This is Maltie Dukes and Chas. Black at what is described as the Oregon Lumber Company mill in 1904. This mill was roughly where the Hood River Inn is today. It was at that location from 1900 to 1906, when they moved the equipment up to Dee.
This mill was originally Captain Davidson's Lost Lake Lumber Company mill. He died in 1901, and in 1903 David Eccles and his Oregon Lumber Company acquired the interests of the Lost Lake Lumber Company and merged their local operations into the Mount Hood Lumber Company. A 1903 article said they employed 50 men cutting 75,000 board feet a day, and were planning to double it to 150,000 board feet per day. That's a lot of logs coming down the Hood River in the pre-Powerdale Dam days. The article talks about "improvements" to the river channel, which I presume means removing obstacles to logs floating down the river.

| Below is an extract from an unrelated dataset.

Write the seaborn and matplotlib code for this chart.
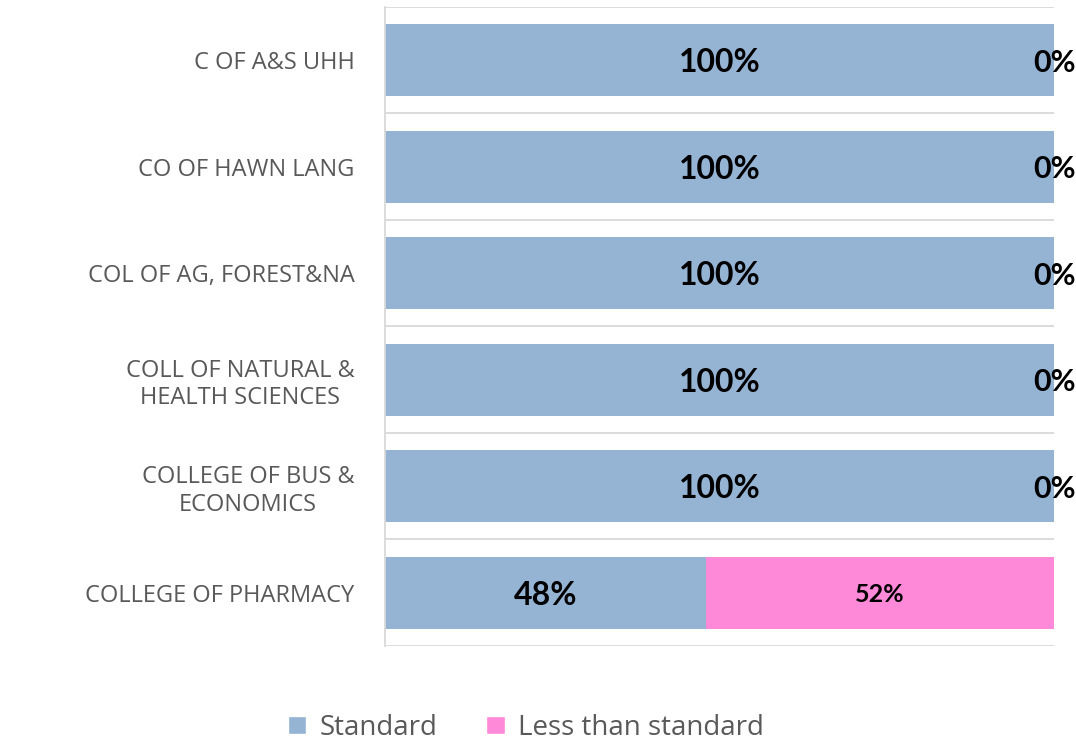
import matplotlib
matplotlib.use("Agg")
import matplotlib.pyplot as plt
import seaborn as sns
import pandas as pd
from matplotlib.patches import Patch

# данные
colleges = [
    "C OF A&S UHH",
    "CO OF HAWN LANG",
    "COL OF AG, FOREST&NA",
    "COLL OF NATURAL &\nHEALTH SCIENCES",
    "COLLEGE OF BUS &\nECONOMICS",
    "COLLEGE OF PHARMACY",
]
standard = [100, 100, 100, 100, 100, 48]
less_than = [0, 0, 0, 0, 0, 52]

blue = "#95B4D4"
pink = "#FF89D9"
grey_txt = "#595959"

df = pd.DataFrame({"college": colleges, "standard": standard, "less": less_than})
df["total"] = df["standard"] + df["less"]

sns.set_theme(style="white")
plt.rcParams["font.family"] = ["Open Sans", "DejaVu Sans"]

fig = plt.figure(figsize=(10.76, 7.41), dpi=100)
ax = fig.add_axes([0.3578, 0.1282, 0.6218, 0.8624])

# стек: сначала весь столбец розовым, поверх синий
sns.barplot(data=df, x="total", y="college", color=pink, width=0.68,
            orient="h", ax=ax, saturation=1, linewidth=0)
sns.barplot(data=df, x="standard", y="college", color=blue, width=0.68,
            orient="h", ax=ax, saturation=1, linewidth=0)

ax.set_xlim(0, 100)
ax.set_ylim(len(colleges) - 0.5, -0.5)
ax.set_xlabel("")
ax.set_ylabel("")
ax.set_xticks([])

# линии сетки между категориями
ax.set_yticks([i - 0.5 for i in range(len(colleges) + 1)], minor=True)
ax.grid(True, which="minor", axis="y", color="#D9D9D9", linewidth=1.3)
ax.tick_params(axis="y", which="both", length=0, pad=22)
for lbl in ax.get_yticklabels():
    lbl.set_fontsize(17)
    lbl.set_color(grey_txt)
    lbl.set_multialignment("center")

for side in ["top", "right", "bottom"]:
    ax.spines[side].set_visible(False)
ax.spines["left"].set_color("#D9D9D9")
ax.spines["left"].set_linewidth(1.3)

# подписи значений
for i, (s, l) in enumerate(zip(standard, less_than)):
    ax.text(s / 2, i, f"{s}%", ha="center", va="center_baseline", fontsize=23,
            fontweight="bold", color="black", family=["Lato", "DejaVu Sans"])
    fs = 18 if l > 0 else 22
    ax.text(s + l / 2, i, f"{l}%", ha="center", va="center_baseline", fontsize=fs,
            fontweight="bold", color="black", family=["Lato", "DejaVu Sans"],
            clip_on=False)

handles = [Patch(facecolor=blue, label="Standard"),
           Patch(facecolor=pink, label="Less than standard")]
fig.legend(handles=handles, loc="center", bbox_to_anchor=(0.489, 0.018),
           ncol=2, frameon=False, fontsize=20, labelcolor=grey_txt,
           handlelength=0.65, handleheight=0.65, handletextpad=0.5,
           columnspacing=1.75)

fig.savefig("out.png", dpi=100)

Here's a good exterior view of the mill
Category: [Downtown Hood River]
I think I read once that they did blasting in the Tucker Bridge area so logs wouldn't hang up.
Nice to see the building so bright with lots of windows.
L.E. on 11th September 2020 @ 2:54pm
The clearing and blasting to make fluming (is that a word?) easier adversely affected the fish habitat in the Hood River system.
The building of the Powerdale dam also stopped the using of the Hood river as a flume.
Ranger on 11th September 2020 @ 3:32pm
Been trying to figure out why and how such a large building is so light.
Is the wood painted white, and if so, is that for fire retardant?
Are there openings in the roof to let in the light? They did not have opaque plastics back then.
Or is it just a long exposure?
nels on 11th September 2020 @ 6:25pm
I was wondering about the lighting too. If you look at the exterior image it looks like the building has ridge vents and skylights.